J. Frank Willis covered the disaster in radio updates. This is considered one of the first live broadcasts of news reporting from the site where the news was happening.
More than 100 million listeners tuned in. Henshaw said 58 stations in Canada and 650 in the U.S. aired his broadcast, and the BBC also picked it up.
;)
Willis worked for the Canadian Radio Broadcasting Commission, which is now the CBC. During the disaster, he broadcast every half-hour for 69 straight hours.
It was during one of his broadcasts that he reported Robertson was out of the pit.
“He’s been placed in an ambulance and he looks well,” Willis told listeners at the time.
;)
Willis was using a phone to file his reports.
Cheering could be heard in the background.

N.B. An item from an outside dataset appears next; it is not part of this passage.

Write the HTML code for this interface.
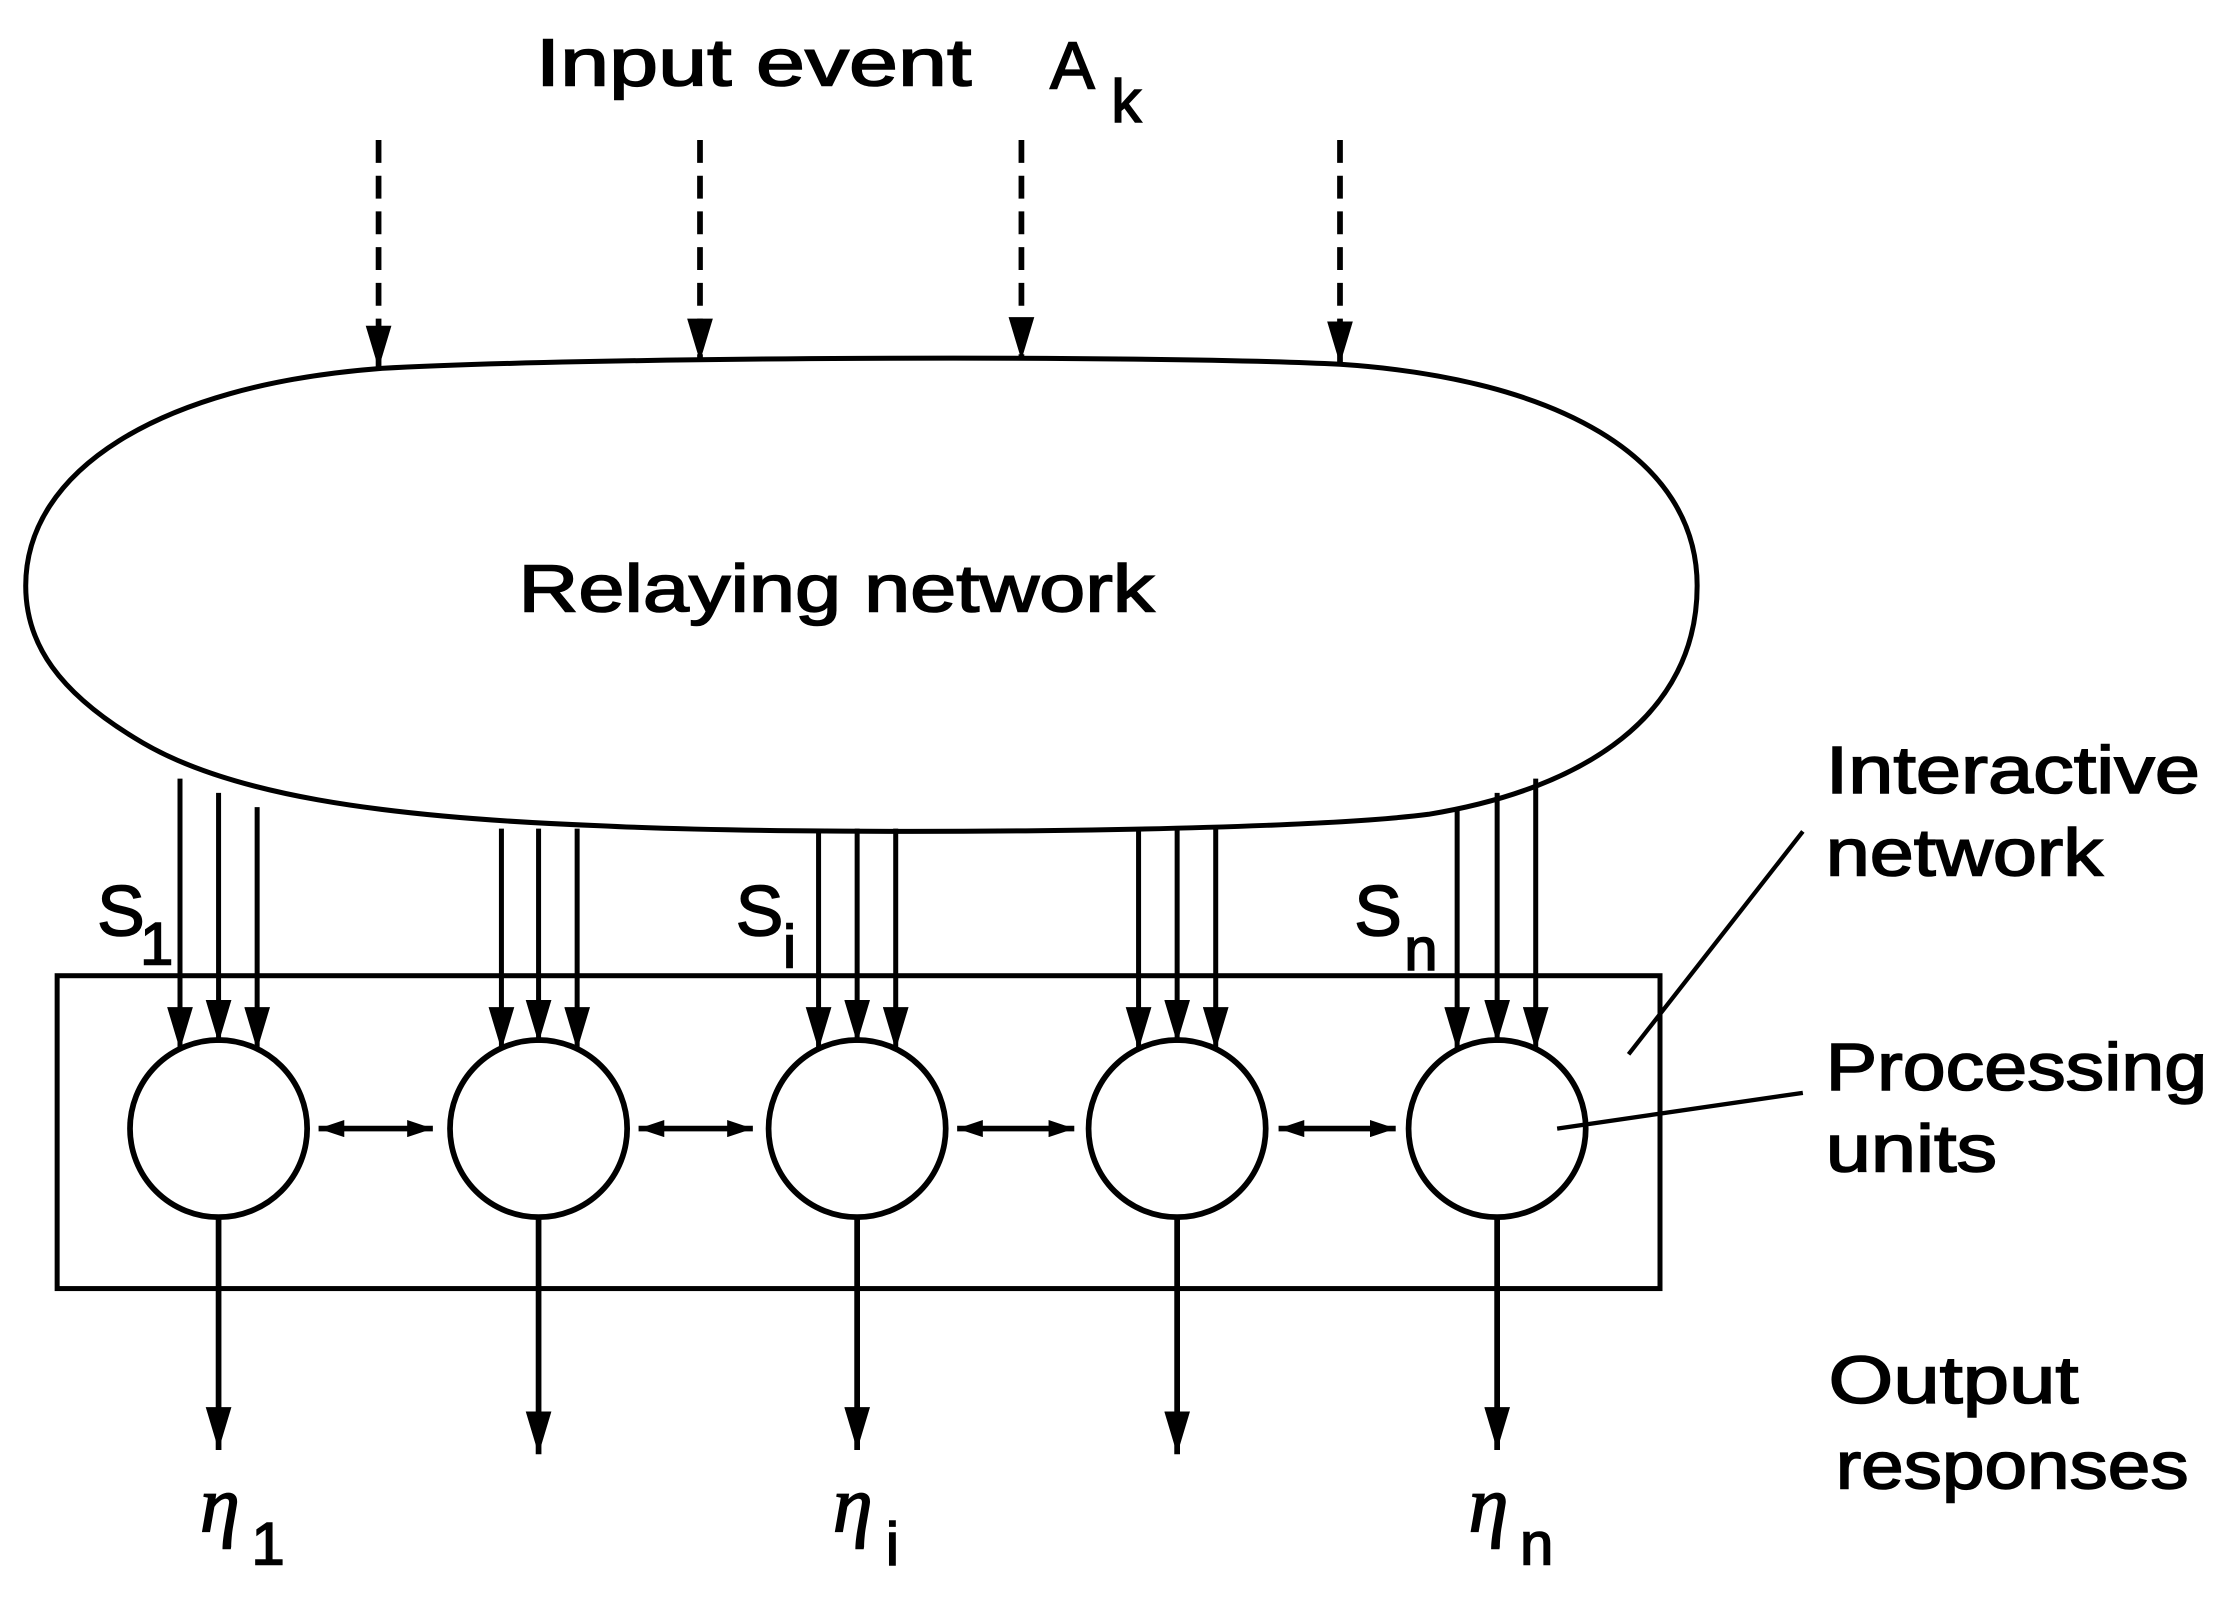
<!DOCTYPE html>
<html><head><style>html,body{margin:0;padding:0;background:#fff}svg{display:block}</style></head>
<body>
<svg width="2240" height="1600" viewBox="0 0 1568 1120" xmlns="http://www.w3.org/2000/svg">
<defs>
<marker id="ahb" markerWidth="30" markerHeight="18" refX="30" refY="9" orient="auto" markerUnits="userSpaceOnUse">
<path d="M0,0 L30,9 L0,18 Z" fill="#000"/></marker>
<marker id="ahs" markerWidth="18" markerHeight="12" refX="18" refY="6" orient="auto-start-reverse" markerUnits="userSpaceOnUse">
<path d="M0,0 L18,6 L0,12 Z" fill="#000"/></marker>
</defs>
<g font-family="Liberation Sans, Arial, sans-serif" font-size="47" fill="#000" stroke="#000" stroke-width="1.1">
<text x="375" y="60" textLength="305" lengthAdjust="spacingAndGlyphs">Input  event</text>
<text x="735" y="62">A</text><text x="778" y="85" font-size="42">k</text>
<text x="363" y="428" textLength="445" lengthAdjust="spacingAndGlyphs">Relaying network</text>
<text x="68" y="655" font-size="50">S</text><text x="98" y="675" font-size="42">1</text>
<text x="515" y="655" font-size="50">S</text><text x="548" y="677" font-size="42">i</text>
<text x="948" y="655" font-size="50">S</text><text x="983" y="679" font-size="42">n</text>
<text x="140" y="1072" font-size="56" font-style="italic" font-family="Liberation Serif, serif">η</text><text x="176" y="1095" font-size="42">1</text>
<text x="583" y="1072" font-size="56" font-style="italic" font-family="Liberation Serif, serif">η</text><text x="620" y="1095" font-size="42">i</text>
<text x="1028" y="1072" font-size="56" font-style="italic" font-family="Liberation Serif, serif">η</text><text x="1064" y="1095" font-size="42">n</text>
<text x="1278" y="555" textLength="262" lengthAdjust="spacingAndGlyphs">Interactive</text>
<text x="1278" y="613" textLength="194" lengthAdjust="spacingAndGlyphs">network</text>
<text x="1278" y="763" textLength="267" lengthAdjust="spacingAndGlyphs">Processing</text>
<text x="1278" y="820" textLength="120" lengthAdjust="spacingAndGlyphs">units</text>
<text x="1280" y="982" textLength="175" lengthAdjust="spacingAndGlyphs">Output</text>
<text x="1285" y="1042" textLength="247" lengthAdjust="spacingAndGlyphs">responses</text>
</g>
<g stroke="#000" stroke-width="4" fill="none">
<g stroke-dasharray="16,9">
<line x1="265" y1="98" x2="265" y2="258" marker-end="url(#ahb)"/>
<line x1="490" y1="98" x2="490" y2="253" marker-end="url(#ahb)"/>
<line x1="715" y1="98" x2="715" y2="252" marker-end="url(#ahb)"/>
<line x1="938" y1="98" x2="938" y2="255" marker-end="url(#ahb)"/>
</g>
<path d="M265,258 C400,250 800,248 938,255 C1090,265 1188,320 1188,410 C1188,500 1110,552 1000,570 C900,583 560,585 420,578 C260,572 160,555 100,520 C40,485 18,450 18,410 C18,330 110,270 265,258 Z" stroke-width="3.5"/>
<rect x="40" y="683" width="1122" height="219" stroke-width="3.5"/>
<g stroke-width="4">
<circle cx="153" cy="790" r="62"/><circle cx="377" cy="790" r="62"/><circle cx="600" cy="790" r="62"/><circle cx="824" cy="790" r="62"/><circle cx="1048" cy="790" r="62"/>
</g>
<g stroke-width="3.5">
<line x1="126" y1="545" x2="126" y2="735" marker-end="url(#ahb)"/>
<line x1="153" y1="555" x2="153" y2="730" marker-end="url(#ahb)"/>
<line x1="180" y1="565" x2="180" y2="735" marker-end="url(#ahb)"/>
<line x1="351" y1="580" x2="351" y2="735" marker-end="url(#ahb)"/>
<line x1="377" y1="580" x2="377" y2="730" marker-end="url(#ahb)"/>
<line x1="404" y1="580" x2="404" y2="735" marker-end="url(#ahb)"/>
<line x1="573" y1="580" x2="573" y2="735" marker-end="url(#ahb)"/>
<line x1="600" y1="580" x2="600" y2="730" marker-end="url(#ahb)"/>
<line x1="627" y1="580" x2="627" y2="735" marker-end="url(#ahb)"/>
<line x1="797" y1="580" x2="797" y2="735" marker-end="url(#ahb)"/>
<line x1="824" y1="580" x2="824" y2="730" marker-end="url(#ahb)"/>
<line x1="851" y1="580" x2="851" y2="735" marker-end="url(#ahb)"/>
<line x1="1020" y1="565" x2="1020" y2="735" marker-end="url(#ahb)"/>
<line x1="1048" y1="555" x2="1048" y2="730" marker-end="url(#ahb)"/>
<line x1="1075" y1="545" x2="1075" y2="735" marker-end="url(#ahb)"/>
</g>
<g stroke-width="4">
<line x1="223" y1="790" x2="303" y2="790" marker-start="url(#ahs)" marker-end="url(#ahs)"/>
<line x1="447" y1="790" x2="527" y2="790" marker-start="url(#ahs)" marker-end="url(#ahs)"/>
<line x1="670" y1="790" x2="752" y2="790" marker-start="url(#ahs)" marker-end="url(#ahs)"/>
<line x1="895" y1="790" x2="977" y2="790" marker-start="url(#ahs)" marker-end="url(#ahs)"/>
<line x1="153" y1="852" x2="153" y2="1015" marker-end="url(#ahb)"/>
<line x1="377" y1="852" x2="377" y2="1018" marker-end="url(#ahb)"/>
<line x1="600" y1="852" x2="600" y2="1015" marker-end="url(#ahb)"/>
<line x1="824" y1="852" x2="824" y2="1018" marker-end="url(#ahb)"/>
<line x1="1048" y1="852" x2="1048" y2="1015" marker-end="url(#ahb)"/>
</g>
<line x1="1140" y1="738" x2="1262" y2="582" stroke-width="3"/>
<line x1="1090" y1="790" x2="1262" y2="765" stroke-width="3"/>
</g>
</svg>
</body></html>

“[Robertson is] smiling … he smiled at the boys here, the newspaper men. He looked very cheerful. And he’s in the ambulance now. The doctors are bending over him and he is definitely saved and Scadding will be up shortly. This is for the world. They have been saved. They’re out of the mines,” Willis said in his report.
Commemorative ceremony
A commemorative ceremony to honour the volunteers involved in the 10-day rescue as well as the locals who provided food and shelter will be held Saturday at 2 p.m. AT at the Moose River Gold Mines Museum in Middle Musquodoboit.
“People did come together in the hardest time because it was the Depression, but they still gave everything,” Betty Belmore with the museum told CBC Radio’s Mainstreet this week.
Belmore, whose gold miner father assisted in the rescue efforts, described it as an “intense 10 days” that required help from everybody in the area — including local children.
“I talked to one young girl, of course they’re all passed away now, but she learned to bake bread. She was 10 years old … they all had to do whatever they could to help because there were so many people,” she said.
Belmore said the museum is located in a one-room schoolhouse — one of the remaining original buildings from the time of the rescue.
“The museum itself is 40 years old now. And we’ve been doing that for 40 to keep this history alive and keep people interested — and they are. We still get visitors from around the world who have heard the story and want to come and … and hear [about] it from us,” she said.